Photo: Janerik Henriksson/TT

This means that you need to put a throw on your bed, which goes all the way down to the floor. While you’re at it, scatter some colourful cushions on your bed, too, as the throw is probably white, like your walls, and you don’t want it to look boring.

If you have plants, use them. Put them on your bedside table, your windowsills, even in your bathroom (yes, this also applies if your bathroom has no windows, meaning the plants would die if left there for too long – it’s just for photos and flat viewings). 

Assume people have no imagination

It may seem obvious to you that people will be able to imagine themselves living in your apartment, but this doesn’t mean it is. You need to make your flat feel luxurious, even if it seems borderline ridiculous that you would ever have nothing but a bowl of lemons and a perfectly-dishevelled dishtowel on your kitchen countertops.

Similarly, if you live in one of Sweden’s big cities and are lucky enough to have a balcony, you must decorate it with some sort of attractive blanket (in, you guessed it, a neutral colour), a bowl of berries, a bottle of champagne and two glasses. It doesn’t matter if you’ve never used your balcony for anything other than storing drinks in winter, people must be shown the opportunities your balcony can bring. Swedes love to spend time in the open air, so show them that this is possible.

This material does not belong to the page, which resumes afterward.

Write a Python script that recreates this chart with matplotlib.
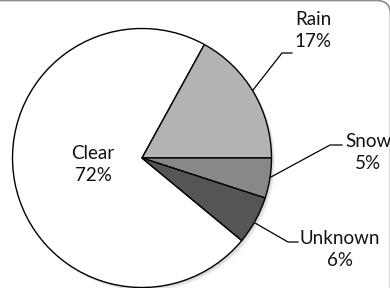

In a similar vein, if you have a garden, it must contain a barbecue. Barbecuing is a favourite Swedish pastime in summer, so show prospective buyers that yes, they can also have the pleasure of barbecuing in the garden, if they buy your property.

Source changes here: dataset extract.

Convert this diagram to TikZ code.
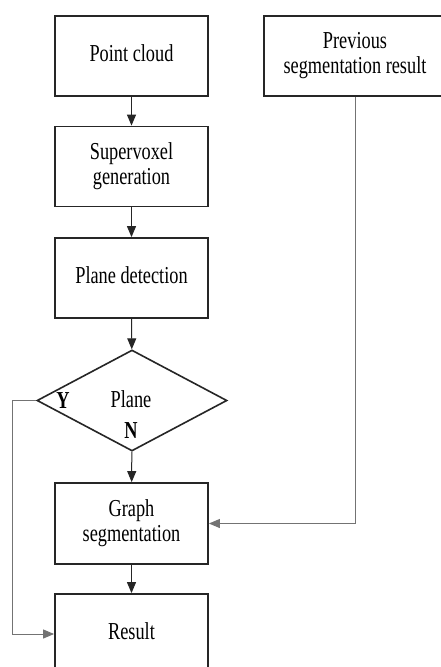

Get rid of everything which suggests someone lives there

Okay, almost everything. Leave nothing but a pair of shoes and two jackets on your clothes rack in the hallway. People need to be shown that someone lives there, in a way which is generic enough that they can imagine living there themselves.

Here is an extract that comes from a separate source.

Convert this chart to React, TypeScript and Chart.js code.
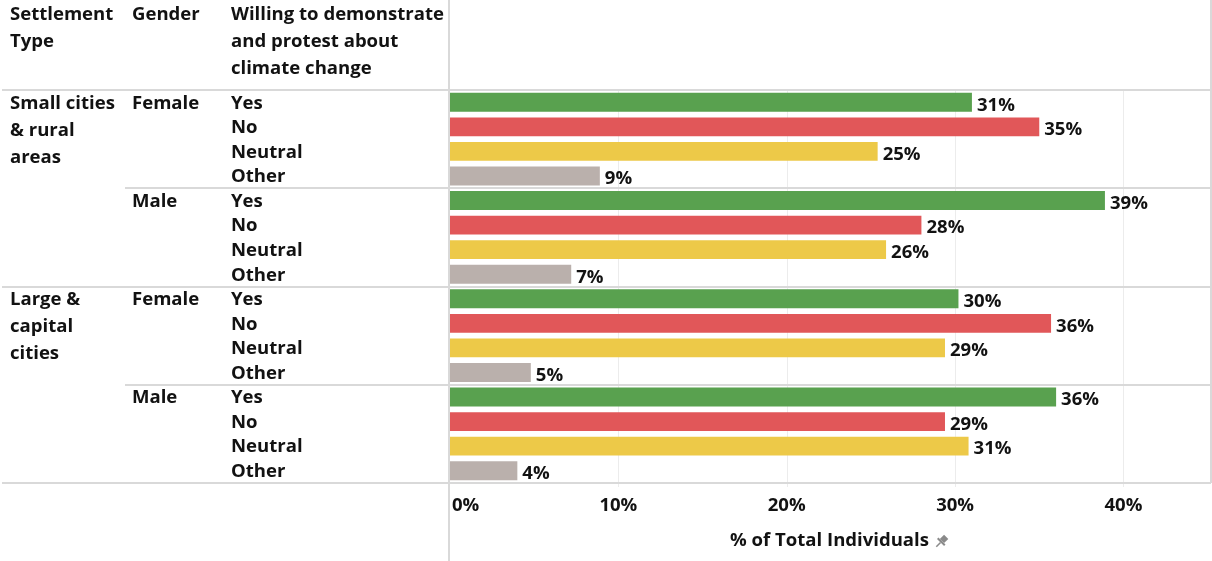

Remove everything from your bathroom which isn’t attached to the wall. Don’t even show prospective buyers that you use soap.

Take down any family photos or photos of people. Privacy-focussed Swedes don’t want to be rudely reminded of the fact that someone actually lives in this apartment they are considering purchasing.

Oil, vinegar, salt and pepper are only allowed in your kitchen if they are expensive brands which you have never opened and bought specifically for photos. Your desk must have nothing but a computer on it.

Books are no longer for reading, they’re for putting plants on top of. Photo: Janerik Henriksson/TT

Your books are no longer for reading, they are decorative items. This means removing the vast majority and instead displaying them in a few carefully-composed piles on your bookshelves, preferably colour-coordinated.

Your coffee table is nothing but a surface on which to display a lit candle and a bunch of flowers. 

The one exception to this rule is your kitchen table. Cover it with a tablecloth, set out a couple of attractive mugs or champagne glasses, a candle and a bunch of flowers to make it look like you regularly have romantic candlelit dates in your kitchen. Like I said, it needs to feel luxurious.

By the end of this process, the goal is to make you feel like you live in an IKEA catalogue.

There’s a bonus, too. By the time you’re finished, so many of your personal belongings will be hidden away in boxes that it will take you half the time to pack when it’s finally time for you to move house.

One final tip…

If you’re not sure how to style your apartment, have a look at what others have done. Look at estate agents’ websites, as well as Hemnet and Booli for inspiration.